In this sense, Gucci has also been showing for some time its intention to move towards increasingly ethical production, attentive to the environment and workers’ rights; their Gucci Equilibrium platform was created to explain and provide updates on the social and environmental practices of the brand with direct links to the policies of the company and the group as a whole.

The creative director of Gucci, Alessandro Michele, not even a month ago, has announced that he wants to eliminate three appointments from the calendar of the fashion shows because “making 5 shows is no longer acceptable”; also for Michele the time has come to slow down by giving “oxygen even to the little ones, because the system allows only the big ones to run”.

Confirmation of the direction taken is ‘Gucci Off The Grid’, the brand’s first sustainable line made using only organic recycled materials from renewable materials; the collection, which includes ready-to-wear items, accessories, footwear and luggage, all genderless as it is in Michele’s style, has an exceptional testimonial, Jane Fonda, who at 82 years of age does not lose her fighting spirit by dedicating herself to environmental struggle (a few months ago she had been arrested for protesting against climate change).

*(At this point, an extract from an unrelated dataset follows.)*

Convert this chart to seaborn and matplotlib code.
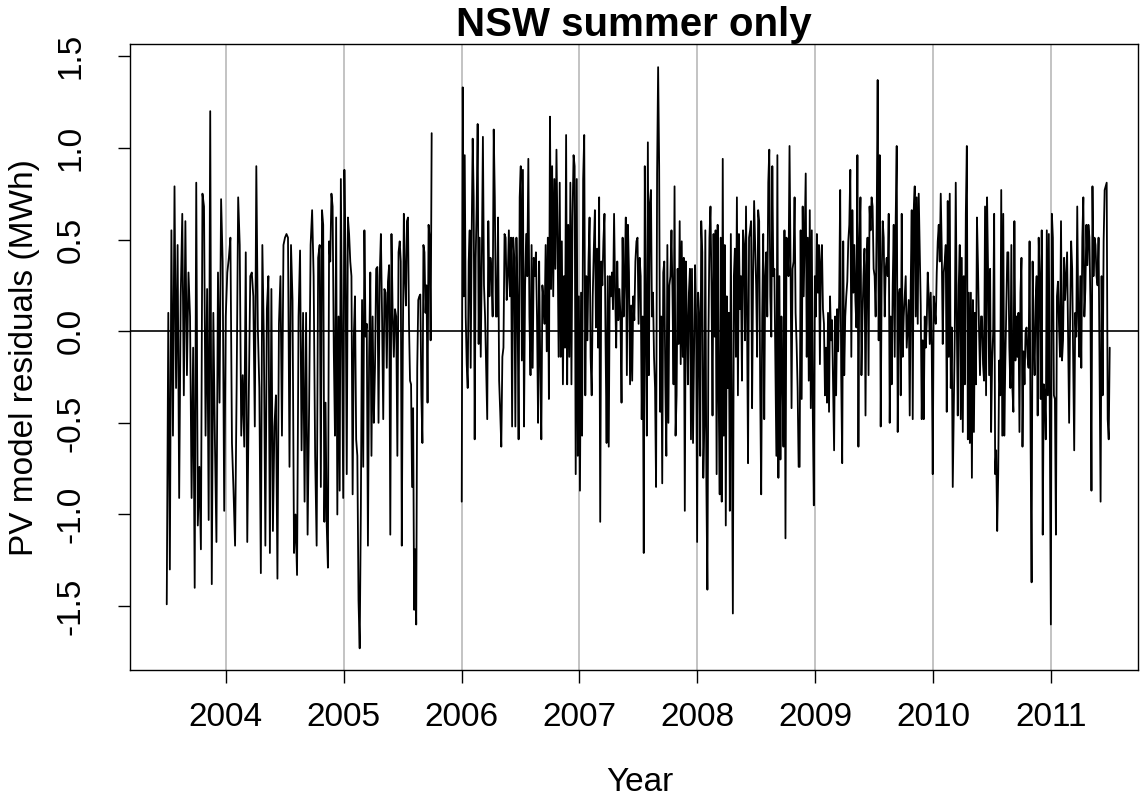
import numpy as np
import pandas as pd
import matplotlib
matplotlib.use("Agg")
import matplotlib.pyplot as plt
import seaborn as sns

# ---- data: residuals (MWh), grouped by time chunks ----
seg1_edges = [2003.500, 2004.119, 2004.797, 2005.476, 2005.747]
seg2_edges = [2006.002, 2006.154, 2006.833, 2007.511, 2008.190, 2008.868,
              2009.547, 2010.226, 2010.904, 2011.498]

c01 = [-1.49, 0.10, -1.30, 0.55, -0.57, 0.79, -0.31, 0.47, -0.91, 0.19, 0.64, -0.35, 0.60,
       -0.24, 0.32, 0.08, -0.91, -0.09, -1.40, 0.81, -1.06, -0.74, -1.19, 0.75, 0.68, -0.57,
       0.23, -1.03, 1.20, -1.38, 0.10, -0.59, -1.15, 0.32, -0.39, 0.72, 0.38, -0.98, 0.08,
       0.32, 0.40, 0.51, -0.61, -0.87, -1.17, -0.31, 0.73]
c02 = [0.47, -0.57, -0.24, -0.63, 0.43, -1.15, -0.35, 0.30, 0.32, 0.19, -0.52, 0.90, 0.02,
       -0.31, -1.32, 0.47, -0.05, -1.17, 0.12, 0.30, -1.21, 0.23, -1.09, -0.52, -0.35, -1.35,
       0.04, 0.30, -0.57, 0.47, 0.51, 0.53, 0.51, -0.74, 0.47, 0.17, -1.21, -1.00, -1.33,
       0.08, 0.44, -0.65, 0.10, -0.93, 0.10, -1.11, -0.42, 0.47, 0.66, 0.30, -0.68, -1.17, 0.40]
c03 = [0.47, -0.85, 0.66, 0.58, -1.04, -0.39, -1.06, -1.29, 0.49, 0.38, 0.75, 0.68, -0.11,
       -0.57, 0.62, -1.00, 0.08, -0.87, 0.83, -0.03, -0.91, 0.88, 0.36, -0.78, 0.62, 0.53,
       0.38, 0.30, -0.89, -0.03, 0.19, -0.59, -0.68, -1.47, -1.73, -0.96, 0.17, -0.74, 0.55,
       -0.03, 0.04, -1.17, -0.14, 0.32, -0.68, 0.08, -0.50, -0.20, 0.34, 0.35, -0.50, 0.30,
       0.53, 0.08, -0.48, 0.23, 0.21, -0.20, 0.27, 0.36, -1.11, 0.53, 0.10, -0.14, 0.12, 0.08,
       -0.68, 0.43]
c04a = [0.49, 0.38, -1.17, -0.09, 0.64, 0.30, 0.14, 0.60, 0.62, 0.04, -0.27, -0.29, -0.85,
        -0.42, -1.52, -1.19, -1.60, -0.20, 0.17, 0.19, 0.20, -0.35, -0.61, 0.47, 0.43, 0.10,
        0.25, -0.39, 0.58, 0.51, -0.05, 1.08]
c04b = [-0.93, 1.33, 0.19, 0.96, 0.08, -0.18, -0.31, 0.38, 0.55, -0.20, 0.53, 1.05, 0.73,
        -0.59, 0.40, 0.68, 1.13, -0.07]
c05 = [0.51, -0.14, 0.38, 1.06, 0.25, 0.08, -0.20, -0.48, 0.60, 0.19, 0.40, 0.32, 0.08, 1.10,
       0.73, 0.08, 0.08, 0.62, -0.27, -0.44, -0.63, -0.14, -0.09, 0.53, 0.51, 0.17, 0.30, 0.55,
       0.19, 0.51, -0.52, 0.51, 0.40, -0.52, 0.51, 0.17, -0.59, 0.73, 0.90, -0.16, 0.88, -0.52,
       0.25, 0.53, 0.30, 0.94, 0.08, -0.24, 0.47, -0.20, 0.40, 0.30, 0.43, 0.08, -0.50, 0.38,
       -0.18, -0.59, 0.25, 0.17, 0.04, 0.47, -0.11, 0.51, -0.37, 1.17, 0.23, 0.90, 0.19, 0.83,
       0.34, 0.99, 0.51, -0.14]
c06 = [0.81, -0.14, 0.49, -0.29, 0.30, -0.09, 1.07, -0.29, 0.58, -0.14, 0.81, -0.29, 0.62,
       0.96, 0.90, -0.78, 0.83, -0.68, 0.19, -0.87, 0.21, -0.57, 0.83, 1.07, -0.35, 0.30,
       -0.05, 0.38, 0.62, -0.14, -0.35, 0.19, 0.45, 0.66, 0.02, 0.45, -0.09, 0.73, -1.04, 0.38,
       0.25, 0.49, 0.64, -0.05, -0.61, 0.30, -0.63, 0.30, 0.19, 0.32, 0.12, 0.64, 0.21, -0.09,
       0.38, 0.06, 0.23, 0.08, -0.39, 0.51, 0.08, 0.30, 0.62, -0.24, 0.58, 0.32, -0.29, 0.14,
       -0.27, 0.19, 0.06, 0.38, 0.49, 0.51, 0.04]
c07 = [0.40, 0.30, -0.48, 0.08, -1.21, 0.90, 0.04, -0.57, 1.03, -0.24, 0.70, 0.77, 0.08, 0.21,
       -0.14, -0.31, -0.85, 0.86, 1.44, 0.90, -0.44, 0.08, -0.83, 0.32, 0.38, -0.29, -0.68,
       0.47, -0.50, 0.25, 0.30, 0.55, 0.21, -0.29, 0.79, -0.57, -0.35, 0.34, -0.07, 0.60,
       -0.18, 0.49, -0.14, 0.40, -0.98, 0.38, 0.08, -0.29, 0.21, 0.34, -0.59, 0.34, -0.61,
       -0.14, 0.36, 0.08, -1.15, 0.21, 0.08, -0.68, 0.60, 0.43, -0.80, -0.52, 0.55, -0.83,
       -1.41, -0.05, 0.51, 0.68, 0.25, -0.46, 0.53, -0.03, 0.55, -0.78, 0.58, -0.35]
c08 = [-0.89, 0.51, -0.93, 0.94, -0.57, 0.47, -1.06, 0.19, -0.31, 0.10, -0.98, 0.53, -0.50,
       -1.54, 0.30, 0.45, -0.14, 0.73, -0.35, 0.53, 0.12, 0.30, -0.27, 0.55, 0.47, -0.05, 0.68,
       0.08, -0.72, 0.51, 0.55, 0.60, -0.42, 0.30, 0.71, 0.47, 0.25, -0.14, 0.66, 0.60, -0.31,
       -0.89, 0.08, 0.53, -0.48, 0.30, 0.43, 0.08, 0.81, 0.99, 0.19, -0.03, 0.90, 0.30, 0.34,
       -0.18, -0.68, 0.96, -0.80, 0.30, -0.70, 0.08, -0.24, -0.63, 0.55, -1.13, 0.51, 0.47,
       0.30, 1.01, 0.38, -0.42, 0.34, 0.38, 0.73, 0.10, -0.07, -0.31, -0.74]
c09 = [-0.74, 0.55, -0.37, 0.68, 0.19, 0.51, 0.86, -0.14, 0.51, -0.27, 0.66, -0.42, 0.55,
       -0.46, -0.95, 0.30, 0.08, 0.53, 0.21, 0.47, -0.18, 0.38, 0.47, 0.12, 0.04, -0.35, -0.09,
       -0.39, 0.10, -0.44, 0.19, -0.05, 0.06, -0.31, -0.65, 0.08, -0.35, 0.12, -0.11, 0.17,
       0.77, -0.24, -0.72, 0.49, -0.24, 0.08, 0.19, 0.27, 0.49, 0.58, 0.88, -0.14, 0.66, 0.21,
       0.47, 0.17, 0.02, 0.96, -0.63, 0.49, 0.73, -0.24, 0.08, 0.30, 0.45, -0.46, 0.36, 0.51,
       -0.24, 0.68, 0.55, 0.73, 0.68, 0.34, 0.30, 0.08, 0.58, 1.37, -0.05]
c10 = [0.96, -0.52, 0.30, 0.60, 0.51, 0.08, 0.34, 0.40, 0.30, 0.64, -0.50, 0.08, -0.29, 0.25,
       0.58, -0.14, 0.62, 1.01, -0.55, 0.19, 0.23, -0.35, 0.64, -0.14, 0.08, 0.19, 0.30, -0.09,
       0.04, 0.17, -0.46, 0.25, 0.66, -0.48, 0.66, 0.79, 0.08, 0.73, 0.04, 0.75, 0.43, 0.14,
       -0.48, -0.05, -0.48, 0.08, -0.09, 0.04, 0.32, 0.19, -0.07, 0.21, -0.09, -0.78, 0.19,
       0.12, 0.04, 0.32, 0.49, 0.58, 0.38, 0.75, 0.45, -0.07, 0.32, 0.38, 0.47, -0.44, 0.71,
       -0.14, 0.75, -0.31, 0.02, -0.85, -0.46, -0.03, 0.81, 0.08, -0.46, 0.25]
c11 = [0.47, -0.48, 0.40, -0.55, 0.30, -0.29, 0.64, 1.01, -0.59, 0.21, -0.61, 0.21, -0.80,
       0.17, -0.55, 0.10, -0.29, 0.62, 0.36, 0.02, -0.24, 0.08, 0.08, -0.18, -0.27, 0.68,
       -0.35, 0.73, 0.32, -0.24, 0.34, -0.55, -0.16, -0.01, 0.64, -0.78, -0.65, -1.09, -0.78,
       -0.16, -0.35, 0.77, -0.57, 0.64, -0.57, -0.18, 0.12, 0.43, 0.43, -0.09, -0.31, 0.47,
       -0.31, -0.44, 0.60, -0.16, 0.08, -0.14, 0.10, -0.55, 0.21, 0.40, -0.63, -0.11, -0.29,
       -0.01, 0.02, -0.14, -0.20, 0.49, -0.59, -1.37, 0.38, -0.05, -0.24, 0.17, 0.30, -0.46, 0.51]
c12 = [0.30, -0.37, 0.55, -1.11, -0.29, -0.35, -0.59, 0.55, -0.35, 0.53, -0.57, -1.60, 0.64,
       0.51, -0.35, -0.37, -1.11, 0.19, 0.27, 0.04, -0.14, 0.60, -0.16, -0.05, 0.40, 0.17,
       0.30, 0.43, -0.03, -0.50, 0.08, 0.49, 0.34, -0.14, -0.65, 0.10, -0.03, 0.68, 0.08,
       -0.14, 0.30, -0.20, 0.51, 0.73, 0.08, 0.23, 0.58, 0.36, 0.58, 0.51, 0.14, -0.87, 0.79,
       0.30, 0.51, 0.47, 0.30, 0.25, 0.51, -0.22, -0.93, 0.30, -0.35, 0.49, 0.77, 0.79, 0.81,
       -0.48, -0.59, -0.09]

seg1_chunks = [c01, c02, c03, c04a]
seg2_chunks = [c04b, c05, c06, c07, c08, c09, c10, c11, c12]

year_ticks = [2004, 2005, 2006, 2007, 2008, 2009, 2010, 2011]
y_ticks = [-1.5, -1.0, -0.5, 0.0, 0.5, 1.0, 1.5]
y_ticklabels = ["-1.5", "-1.0", "-0.5", "0.0", "0.5", "1.0", "1.5"]


def build(chunks, edges, seg_id):
    rows = []
    for i, vals in enumerate(chunks):
        last = i == len(chunks) - 1
        t = np.linspace(edges[i], edges[i + 1], len(vals), endpoint=last)
        rows.append(pd.DataFrame({"Year": t, "resid": vals, "segment": seg_id}))
    return pd.concat(rows)


df = pd.concat([build(seg1_chunks, seg1_edges, 1), build(seg2_chunks, seg2_edges, 2)],
               ignore_index=True)

sns.set_style("ticks")
plt.rcParams["font.family"] = ["Liberation Sans", "DejaVu Sans"]
plt.rcParams["text.color"] = "black"

fig = plt.figure(figsize=(11.48, 7.98), dpi=100)
ax = fig.add_axes([0.113, 0.160, 0.991 - 0.113, 0.945 - 0.160])

for yr in year_ticks:
    ax.axvline(yr, color="#bebebe", lw=1.3, zorder=0)
ax.axhline(0, color="black", lw=1.2, zorder=1)

sns.lineplot(data=df, x="Year", y="resid", units="segment", estimator=None,
             color="black", lw=1.3, ax=ax, zorder=2, legend=False)

ax.set_xlim(2003.186, 2011.735)
ax.set_ylim(-1.850, 1.567)
ax.set_xticks(year_ticks)
ax.set_xticklabels([str(y) for y in year_ticks])
ax.set_yticks(y_ticks)
ax.set_yticklabels(y_ticklabels, rotation=90, va="center")

for s in ax.spines.values():
    s.set_visible(True)
    s.set_color("black")
    s.set_linewidth(1.0)

ax.tick_params(axis="both", direction="out", length=9, width=1.0, colors="black",
               labelsize=24)
ax.tick_params(axis="x", pad=14)
ax.tick_params(axis="y", pad=22)

ax.set_xlabel("Year", fontsize=24, color="black", va="center")
ax.set_ylabel("PV model residuals (MWh)", fontsize=24, color="black", va="center")
ax.xaxis.set_label_coords((604 + 675) / 2 / 1148 * 0 + (640 - 130) / 1008, (670 - 782) / 626)
ax.yaxis.set_label_coords((25 - 130) / 1008, 0.5 + (331 - 357) / 626 * 0 + (357 - 357) / 626)
ax.set_title("NSW summer only", fontsize=29, fontweight="bold", pad=5, color="black")

fig.savefig("out.png", dpi=100)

One of the materials used for the collection is Econyl, the regenerated nylon produced by the Italian Aquafil, now chosen by many brands both for accessories such as bags and backpacks, and for clothing and swimwear.

And also the setting of the ‘Gucci Off The Grid’ campaign is themed, with a community that moves to a treehouse in the heart of a metropolis surrounded by concrete and glass skyscrapers trying to live, in fact, ‘off the grid ‘.

Alessandro Michele says of the collection: “I imagined that we could all build together, a bit like children playing in the park, a tree house in the center of a metropolis, because we all need to build this house or find out that the planet exists even where it seems to us that it is not there or that it is far away ”.